Feeling blah? Donuts.
Feeling upset? Donuts.
Feeling that your husband may be Facebook cheating on you with his skanky old high school girlfriend Brenda? Lots and lots and lots of donuts.
2-year-old: *points to my belly* Baby!
Me: Yep, there’s a baby in there! Will you love it?
2: I eat it.
Well that escalated quickly.
“Try to score a goal. Don’t use your hands. See you afterwards.” – Soccer coaches
My husband: (from the other room) Can you give me an update?
Me: Um, can you be more specific?
Husband: Let’s focus on this week’s developments
Me: Ok, so I’m trying a different dish soap because-
Him: (peeks head in) Can you please stop that? I’m on a work call
Leave the past behind. Smile every day. Never wear underwear. I don’t know. Inspirational tweets are hard.

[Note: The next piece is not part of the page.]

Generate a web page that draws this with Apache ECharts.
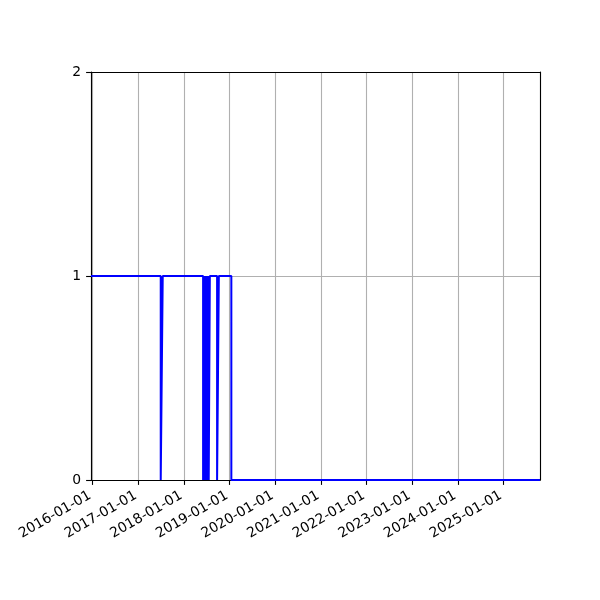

“Your highness, an egg has fallen off a wall”
“Send all my men”
“But excellency I…”
“And all of my horses too”
“I don’t…”
“ALL OF THEM!”
If you are single, just be patient. Your soulmate is almost done with their divorce papers 😉
It’s Sunday morning. My 80-year-old neighbor has hiked and weeded her garden. I spent ten minutes trying to reach the remote with my foot.
Don’t run with bagpipes. You could put an aye out. Or worse yet, get kilt.
I always keep my phone on me in case there’s an emergency or I have to wait for anything for more than 2 seconds.
Always answer a math question in a silly voice because if you’re wrong they’ll think you’re joking and if you’re right they’ll feel dumb.
Bae: Come over
Me: Do you have food??
Bae: My parents aren’t home
Me: Are they coming back with food??